**Problem description**. Retype only what runs from the first line of the listing to the line holding "collected\\original Guthrie card", both included. Do not retype the pictures.
━━━━━━━━
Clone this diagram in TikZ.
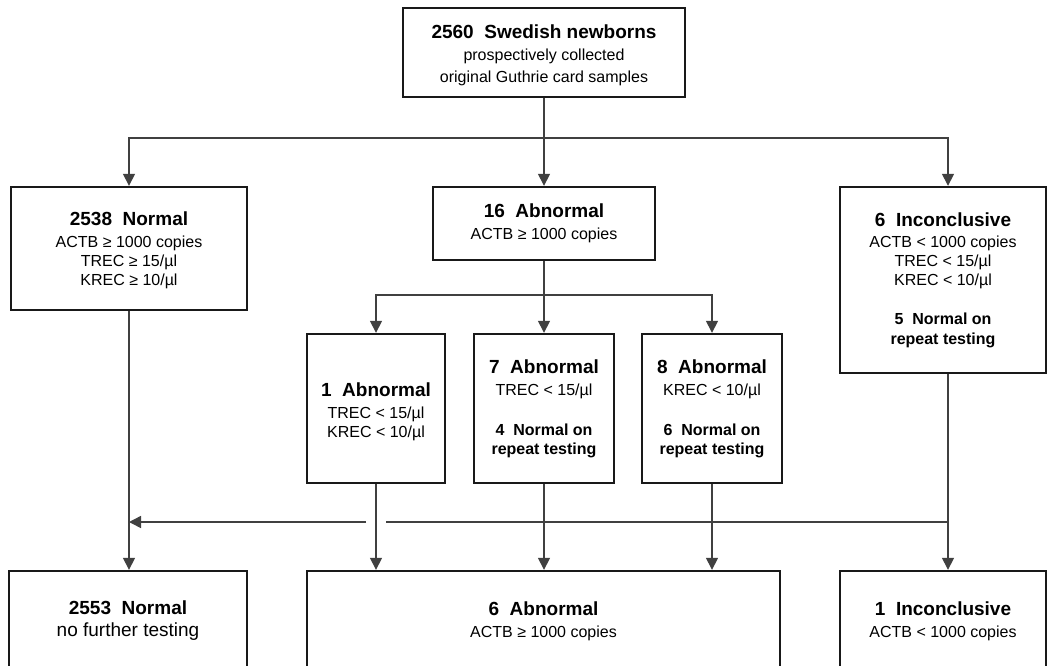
\documentclass[tikz,border=0pt]{standalone}
\usepackage{fontspec}
\setmainfont{Liberation Sans}
\usetikzlibrary{arrows.meta}
\newcommand\hdtext[1]{{\fontsize{19}{19}\selectfont\bfseries #1}}
\newcommand\bdtext[1]{{\bfseries #1}}
\begin{document}
\begin{tikzpicture}[x=1pt,y=-1pt,
  box/.style={draw=black!90, line width=2.4pt, inner sep=0pt, align=center, font=\fontsize{16}{19}\selectfont, fill=white},
  conn/.style={draw=black!75, line width=1.5pt},
  arr/.style={conn, -{Triangle[length=12pt,width=12pt]}},
]
\clip (0,0) rectangle (1048,665);
\fill[white] (0,0) rectangle (1048,665);

\node[box, minimum width=282pt, minimum height=89pt, font=\fontsize{16}{22}\selectfont] (top) at (544,52.5)
  {\rule{0pt}{20pt}\hdtext{2560\ \ Swedish newborns}\\prospectively collected\\original Guthrie card samples};

\node[box, minimum width=236pt, minimum height=123pt] (n1) at (129,248.5)
  {\rule{0pt}{18pt}\hdtext{2538\ \ Normal}\\[3pt]ACTB ≥ 1000 copies\\TREC ≥ 15/µl\\KREC ≥ 10/µl};
\node[box, minimum width=222pt, minimum height=73pt] (a16) at (544,223.5)
  {\hdtext{16\ \ Abnormal}\\[3pt]ACTB ≥ 1000 copies};
\node[box, minimum width=206pt, minimum height=186pt] (inc6) at (943,280)
  {\hdtext{6\ \ Inconclusive}\\[2pt]ACTB < 1000 copies\\TREC < 15/µl\\KREC < 10/µl\\[20pt]\bdtext{5\ \ Normal on}\\[1pt]\bdtext{repeat testing}};

\node[box, minimum width=138pt, minimum height=149pt] (ab1) at (376,408.5)
  {\rule{0pt}{20pt}\hdtext{1\ \ Abnormal}\\[3pt]TREC < 15/µl\\KREC < 10/µl};
\node[box, minimum width=140pt, minimum height=149pt] (ab7) at (544,408.5)
  {\hdtext{7\ \ Abnormal}\\[3pt]TREC < 15/µl\\[21pt]\bdtext{4\ \ Normal on}\\\bdtext{repeat testing}};
\node[box, minimum width=140pt, minimum height=149pt] (ab8) at (712,408.5)
  {\hdtext{8\ \ Abnormal}\\[3pt]KREC < 10/µl\\[21pt]\bdtext{6\ \ Normal on}\\\bdtext{repeat testing}};

\node[box, minimum width=238pt, minimum height=100pt] (nf) at (128,621)
  {\hdtext{2553\ \ Normal}\\[3pt]{\fontsize{19}{19}\selectfont no further testing}};
\node[box, minimum width=473pt, minimum height=100pt] (ab6) at (543.5,621)
  {\hdtext{6\ \ Abnormal}\\[3pt]ACTB ≥ 1000 copies};
\node[box, minimum width=206pt, minimum height=100pt] (inc1) at (943,621)
  {\hdtext{1\ \ Inconclusive}\\[3pt]ACTB < 1000 copies};

% first branching
\coordinate (b1) at (544,138);
\draw[arr] (top.south) -- (a16.north);
\draw[arr] (b1) -| (n1.north);
\draw[arr] (b1) -| ([xshift=5pt]inc6.north);

% second branching
\coordinate (b2) at (544,295);
\draw[arr] (a16.south) -- (ab7.north);
\draw[arr] (b2) -| (ab1.north);
\draw[arr] (b2) -| (ab8.north);

% down to final boxes
\draw[arr] (n1.south) -- (n1.south |- nf.north);
\draw[arr] (ab1.south) -- (ab1.south |- ab6.north);
\draw[arr] (ab7.south) -- (ab7.south |- ab6.north);
\draw[arr] (ab8.south) -- (ab8.south |- ab6.north);
\draw[arr] ([xshift=5pt]inc6.south) -- ([xshift=5pt]inc1.north);

% return line
\coordinate (rR) at (948,522);
\coordinate (gR) at (386,522);
\coordinate (gL) at (366,522);
\coordinate (rL) at (129,522);
\draw[conn] (rR) -- (gR);
\draw[arr] (gL) -- (rL);
\end{tikzpicture}
\end{document}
━━━━━━━━
**Exercise result**.
Clone this diagram in TikZ.
\documentclass[tikz,border=0pt]{standalone}
\usepackage{fontspec}
\setmainfont{Liberation Sans}
\usetikzlibrary{arrows.meta}
\newcommand\hdtext[1]{{\fontsize{19}{19}\selectfont\bfseries #1}}
\newcommand\bdtext[1]{{\bfseries #1}}
\begin{document}
\begin{tikzpicture}[x=1pt,y=-1pt,
  box/.style={draw=black!90, line width=2.4pt, inner sep=0pt, align=center, font=\fontsize{16}{19}\selectfont, fill=white},
  conn/.style={draw=black!75, line width=1.5pt},
  arr/.style={conn, -{Triangle[length=12pt,width=12pt]}},
]
\clip (0,0) rectangle (1048,665);
\fill[white] (0,0) rectangle (1048,665);

\node[box, minimum width=282pt, minimum height=89pt, font=\fontsize{16}{22}\selectfont] (top) at (544,52.5)
  {\rule{0pt}{20pt}\hdtext{2560\ \ Swedish newborns}\\prospectively collected\\original Guthrie card samples};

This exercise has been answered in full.